Hace unos años, me encontré con el término aporofobia en los estudios sobre la situación mundial y la de los inmigrantes en particular. En busca de una vida más digna, algunos migrantes abandonan sus países escapando en lanchas o escondiéndose en camiones. Después de superar muchas dificultades y las condiciones miserables que a menudo presenta el viaje, puede que encuentren aporofobia cuando llegan a su destino.
En esencia, la aporofobia es un sentimiento de miedo y una actitud de rechazo hacia los pobres; una actitud que puede llegar a estar llena de odio y ser hostil.

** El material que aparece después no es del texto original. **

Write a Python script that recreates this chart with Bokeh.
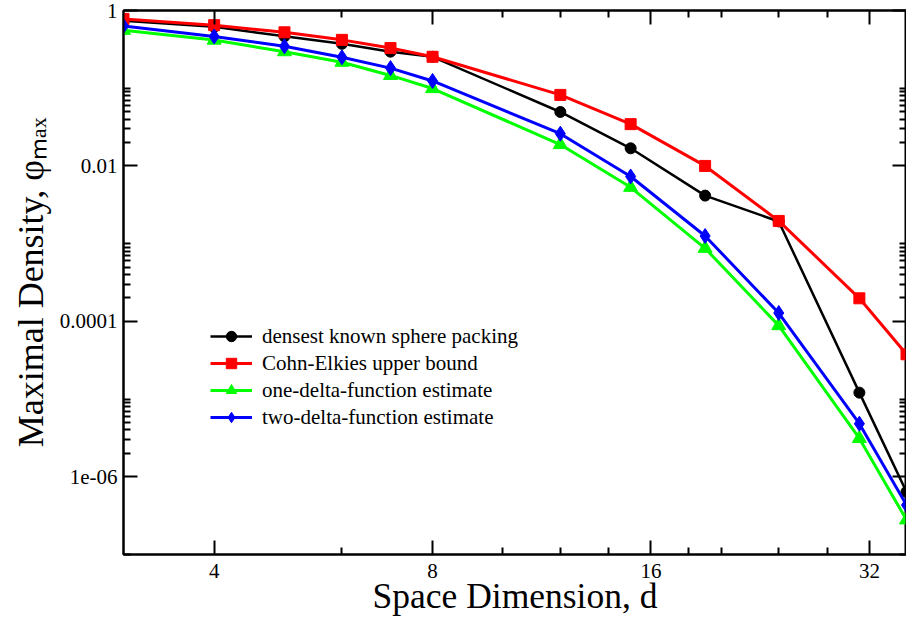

Acuñada por primera vez en la década de 1990, la aporofobia como concepto existe desde hace mucho más tiempo. Por ejemplo, en el Antiguo Testamento de la Biblia encontramos estas declaraciones: “Con arrogancia el malo persigue al pobre” (Salmo 10:2), y “A los pobres hasta sus vecinos los desprecian” (Proverbios 14:20, NTV).
¿Cómo consideramos a este supuesto “otro”? ¿Lo vemos como Dios lo ve, o lo vemos con etiquetas y limitaciones de todo tipo? Cuando se contempla desde el punto de vista mortal, el “otro” es considerado como una amenaza o como deplorable. Pero ninguno de aquellos que se ven a sí mismos como pobres y limitados, ni quienes los temen, ven con claridad o verdaderamente. El verdadero individuo de la creación de Dios es bueno y glorioso, dotado de dominio, no sujeción.
Mary Baker Eddy, la Descubridora y Fundadora de la Ciencia Cristiana, escribió: “La idea verdadera del hombre, como el reflejo del Dios invisible, es tan incomprensible para los sentidos limitados como lo es el Principio infinito del hombre. El universo visible y el hombre material no son sino las pobres falsificaciones del universo invisible y del hombre espiritual” (Ciencia y Salud con la Llave de las Escrituras, pág. 337). Ahora, más que nunca, debemos protestar contra esta visión falsa y material, y ver por encima de la niebla hacia la Verdad infinita y las posibilidades del hombre, el hijo amado de Dios, que es inocente, puro y completo.
Muchas veces he tomado la Biblia y leído de los Evangelios, donde aprendemos que Jesús a menudo pasaba el tiempo con los más necesitados, porque fue enviado a las ovejas perdidas para ofrecer un mensaje de bendición (véase Mateo 15:24). Jesús entendía que toda la creación de Dios era buena “en gran manera”, como se afirma en Génesis 1:31, y sabía que nadie está fuera de esta bondad que bendice a todos por igual.
El himno 224 del Himnario de la Ciencia Cristiana nos recuerda:
El que mi cielo aseguró
mi bien proveerá;
si Cristo es rico,
pobre yo no puedo ser jamás.
(John Ryland, Himnario de la Ciencia Cristiana, N.° 224, adapt. © CSBD)
Esta riqueza celestial se derrama sobre cada uno de nosotros, al brindar oportunidades, nuevas ideas, una creativa forma de pensar y mostrándonos el lugar especial que nuestro Padre-Madre nos ha dado a todos nosotros. Todos somos miembros de la misma familia, sin exclusiones. Y cada individuo contribuye de una manera original y necesaria, y así se enriquecen mutuamente.
En mi trabajo tuve la oportunidad de relacionarme con familias de inmigrantes que buscaban una escuela para sus hijos pequeños. Siempre lo pensé como una oportunidad para el enriquecimiento mutuo y el aprendizaje. En varias ocasiones, la sonrisa de los padres, al saber que había un lugar donde sus hijos iban a ser recibidos amablemente y serían bien educados, me mostró que todos desean el bien para sus hijos y realmente para todos los miembros de la familia de Dios. Esto es natural, en contraste con la tendencia antinatural a discriminar.
La Sra. Eddy nos da una hoja de ruta para abordar este tema de una manera clara y sanadora: “Nuestro Padre celestial jamás destinó a los mortales que buscan un país mejor, a vagar por las riberas del tiempo como viajeros desilusionados, llevados de un lado a otro por circunstancias adversas, inevitablemente sujetos al pecado, la enfermedad y la muerte. El Amor divino aguarda por la humanidad e intercede para salvarla —y aguarda con autoridad y bienvenida, con gracia y gloria, a los agobiados y cansados del mundo que encuentran el camino al cielo y lo señalan” (Mensaje a La Iglesia Madre para 1902, pág. 11). ¡Esta es una promesa para todas las personas!